FILE - In this Thursday, May 30, 2013, file photo, a job seeker stops at a table offering resume critiques during a job fair held in Atlanta. The Labor Department reports on the weekly jobless claims on Thursday, Oct. 6, 2016. (AP Photo/John Amis, File)
October 06, 2016 - 6:35 AM

WASHINGTON - The number of Americans seeking unemployment benefits last week felt to the lowest level since mid-April, another sign that workers are enjoying job security despite sluggish economic growth.

THE NUMBERS: The Labor Department said Thursday that weekly applications for jobless aid slid by 5,000 to a seasonally adjusted 249,000. The less volatile four-week average dropped 2,500 to 253,500, lowest since December 1973. Overall, 2.06 million Americans are collecting unemployment checks, down more than 7 per cent from a year ago.

THE TAKEAWAY: Unemployment claims are a proxy for layoffs. Any weekly number below 300,000 suggests the labour market is healthy. Claims have come in below that level for 83 straight weeks, longest such streak since 1973 when the U.S. labour force was about half as big as it is now.

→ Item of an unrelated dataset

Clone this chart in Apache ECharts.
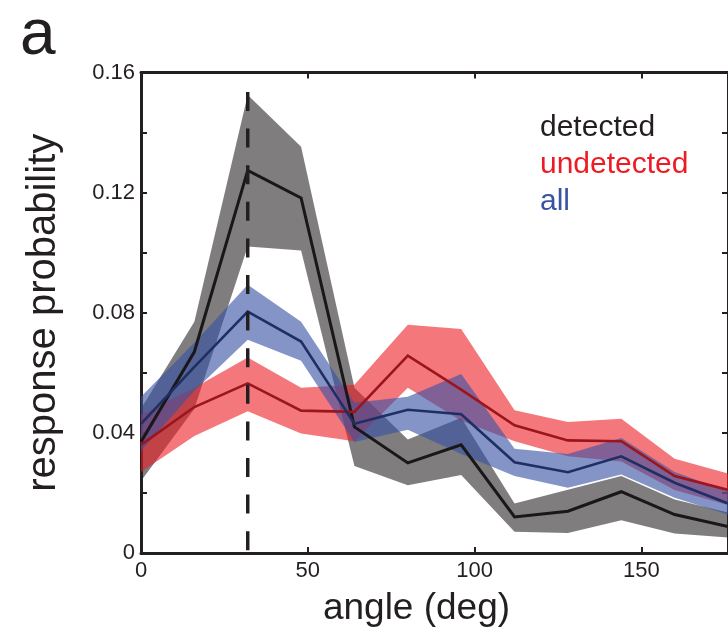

KEY DRIVERS: Workers are enjoying job security despite unimpressive economic growth. Weak business investment has hobbled the economy since late last year: Growth came in at an unimpressive 1.4 per cent annual rate from April through July after growing just 0.8 per cent in the first quarter and 0.9 per cent in the last three months of 2015.

Still, the job market remains solid. At 4.9 per cent, unemployment is close to what economists consider full employment. Employers have added 204,000 jobs a month for the past year and likely added another 175,000 last month, according to a survey of economists by the data firm FactSet in advance of Friday's release of the September job report.

In July, advertised job postings rose by 4 per cent but hiring increased by just 1 per cent, suggesting that companies are struggling to fill openings with qualified workers.

"With labour increasingly scarce and expensive, employers need to hold onto their existing staff," Ian Shepherdson, chief economist at Pantheon Macroeconomics, wrote in a research note.